'''

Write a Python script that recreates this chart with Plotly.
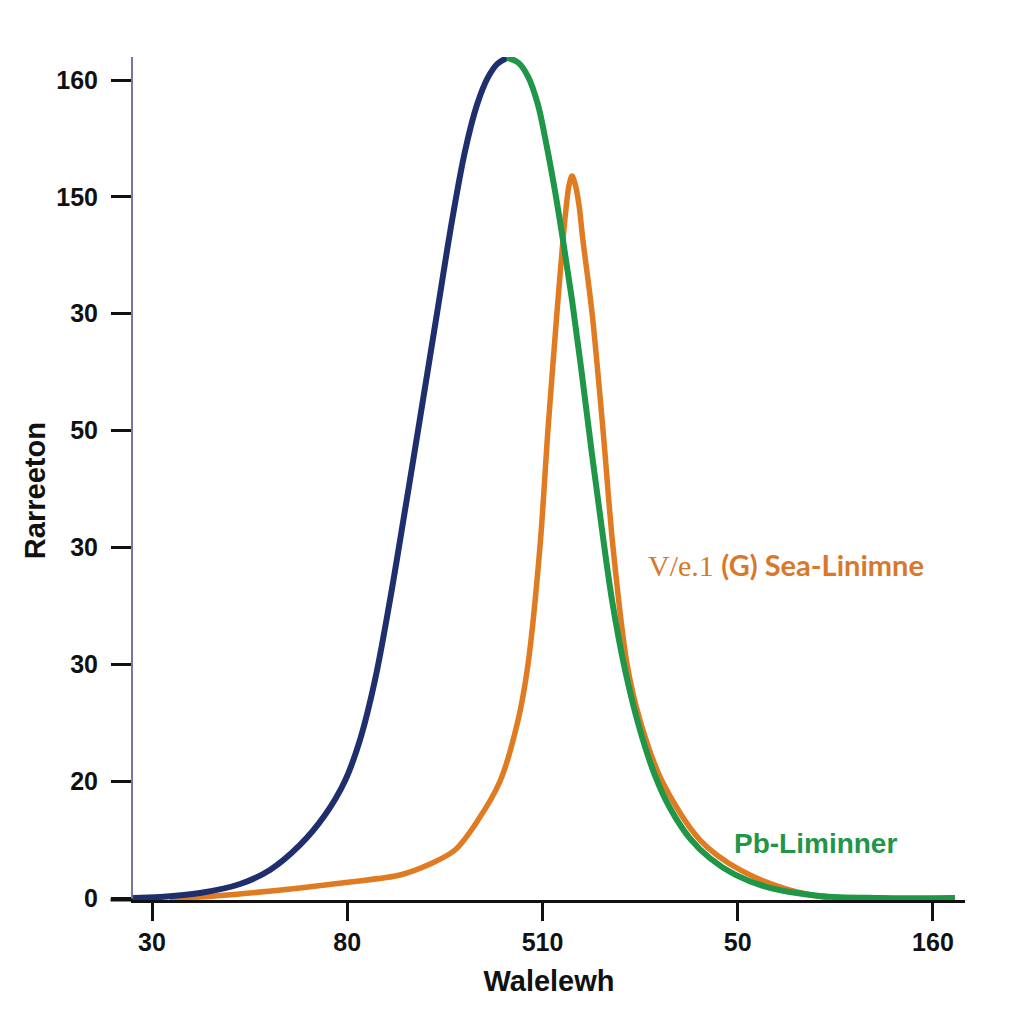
import plotly.graph_objects as go

# ---- data (axis units: tick index positions) ----
x_ticks_pos = [0, 1, 2, 3, 4]
x_tick_labels = ["30", "80", "510", "50", "160"]
y_ticks_pos = [0, 1, 2, 3, 4, 5, 6, 7]
y_tick_labels = ["0", "20", "30", "30", "50", "30", "150", "160"]

blue_x = [-0.097, 0.041, 0.246, 0.451, 0.604, 0.758, 0.886, 0.988, 1.065, 1.142, 1.219,
          1.296, 1.373, 1.460, 1.537, 1.603, 1.665, 1.720, 1.770, 1.818]
blue_y = [0, 0.009, 0.043, 0.120, 0.240, 0.454, 0.710, 1.001, 1.352, 1.865, 2.550,
          3.320, 4.107, 5.006, 5.800, 6.390, 6.790, 7.020, 7.140, 7.188]

green_x = [1.818, 1.875, 1.926, 1.975, 2.020, 2.062, 2.105, 2.151, 2.202, 2.254, 2.305,
           2.356, 2.423, 2.499, 2.576, 2.653, 2.755, 2.858, 2.986, 3.165, 3.421, 3.729, 4.113]
green_y = [7.19, 7.15, 7.03, 6.80, 6.45, 6.07, 5.63, 5.12, 4.48, 3.79, 3.15,
           2.55, 1.95, 1.44, 1.05, 0.77, 0.51, 0.34, 0.20, 0.086, 0.017, 0, 0]

orange_x = [0.092, 0.246, 0.502, 0.758, 1.014, 1.270, 1.424, 1.552, 1.670, 1.783, 1.875,
            1.926, 1.987, 2.028, 2.074, 2.105, 2.120, 2.136, 2.151, 2.166, 2.187, 2.207,
            2.254, 2.310, 2.361, 2.433, 2.499, 2.612, 2.807, 3.012, 3.268, 3.472]
orange_y = [0, 0.009, 0.043, 0.086, 0.137, 0.197, 0.291, 0.411, 0.667, 1.001, 1.523,
            2.002, 3.004, 4.005, 5.006, 5.631, 5.890, 6.100, 6.178, 6.118, 5.930, 5.631,
            5.006, 4.005, 3.004, 2.002, 1.523, 1.001, 0.496, 0.240, 0.068, 0]

BLUE = "#1f2f6e"
GREEN = "#1f9648"
ORANGE = "#e07b22"
FONT = "Liberation Sans, Arial, sans-serif"

fig = go.Figure()
fig.add_trace(go.Scatter(x=orange_x, y=orange_y, mode="lines",
                         line=dict(color=ORANGE, width=5.5, shape="spline", smoothing=0.9)))
fig.add_trace(go.Scatter(x=blue_x, y=blue_y, mode="lines",
                         line=dict(color=BLUE, width=6, shape="spline", smoothing=1.0)))
fig.add_trace(go.Scatter(x=green_x, y=green_y, mode="lines",
                         line=dict(color=GREEN, width=6, shape="spline", smoothing=1.0)))

fig.update_layout(
    width=1024, height=1024,
    margin=dict(l=125, r=67, t=49, b=132),
    paper_bgcolor="white", plot_bgcolor="white",
    showlegend=False,
    font=dict(family=FONT, color="#111111"),
)
fig.update_xaxes(
    range=[-0.0973, 4.164], showgrid=False, zeroline=False,
    tickvals=x_ticks_pos, ticktext=x_tick_labels,
    tickfont=dict(size=25, family=FONT, color="#111111", weight="bold"),
    showline=True, linecolor="#111111", linewidth=3,
    ticks="outside", ticklen=18, tickwidth=3, tickcolor="#111111",
    title=dict(text="<b>Walelewh</b>", font=dict(size=29, family=FONT, color="#111111"), standoff=16),
)
fig.update_yaxes(
    range=[-0.017, 7.197], showgrid=False, zeroline=False,
    tickvals=y_ticks_pos, ticktext=y_tick_labels,
    tickfont=dict(size=25, family=FONT, color="#111111", weight="bold"),
    ticklabelstandoff=8,
    showline=True, linecolor="#7478a8", linewidth=2,
    ticks="outside", ticklen=20, tickwidth=3, tickcolor="#111111",
)
# y axis title placed as rotated text
fig.add_annotation(
    xref="paper", yref="paper", x=-0.118, y=0.486, xanchor="center", yanchor="middle",
    showarrow=False, textangle=-90, text="<b>Rarreeton</b>",
    font=dict(size=29, family=FONT, color="#111111"),
)
# extension of the x axis line to the left of the y axis
fig.add_shape(type="line", xref="paper", yref="paper", x0=-0.027, x1=0, y0=0, y1=0,
              line=dict(color="#111111", width=3))

fig.add_annotation(
    xref="x", yref="y", x=2.53, y=2.85, xanchor="left", yanchor="middle", showarrow=False,
    text="<span style='font-family:Liberation Serif, serif;font-size:30px'>V/e.1</span>"
         " <b>(G) Sea-Linimne</b>",
    font=dict(size=29, family="Lato, Open Sans, sans-serif", color="#d9782a"),
)
fig.add_annotation(
    xref="x", yref="y", x=2.97, y=0.47, xanchor="left", yanchor="middle", showarrow=False,
    text="<b>Pb-Liminner</b>",
    font=dict(size=28, family=FONT, color=GREEN),
)

fig.write_html("out.html")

'''

> **DESCRIPTION OF THE TASK**
Give again, word for word, every line from the top of the data above to the line holding "3.320, 4.107, 5.006, 5.800, 6.390, 6.790, 7.020, 7.140, 7.188]", inclusive, with the pictures left out.

> **WORKED SOLUTION**
Write a Python script that recreates this chart with Plotly.
import plotly.graph_objects as go

# ---- data (axis units: tick index positions) ----
x_ticks_pos = [0, 1, 2, 3, 4]
x_tick_labels = ["30", "80", "510", "50", "160"]
y_ticks_pos = [0, 1, 2, 3, 4, 5, 6, 7]
y_tick_labels = ["0", "20", "30", "30", "50", "30", "150", "160"]

blue_x = [-0.097, 0.041, 0.246, 0.451, 0.604, 0.758, 0.886, 0.988, 1.065, 1.142, 1.219,
          1.296, 1.373, 1.460, 1.537, 1.603, 1.665, 1.720, 1.770, 1.818]
blue_y = [0, 0.009, 0.043, 0.120, 0.240, 0.454, 0.710, 1.001, 1.352, 1.865, 2.550,
          3.320, 4.107, 5.006, 5.800, 6.390, 6.790, 7.020, 7.140, 7.188]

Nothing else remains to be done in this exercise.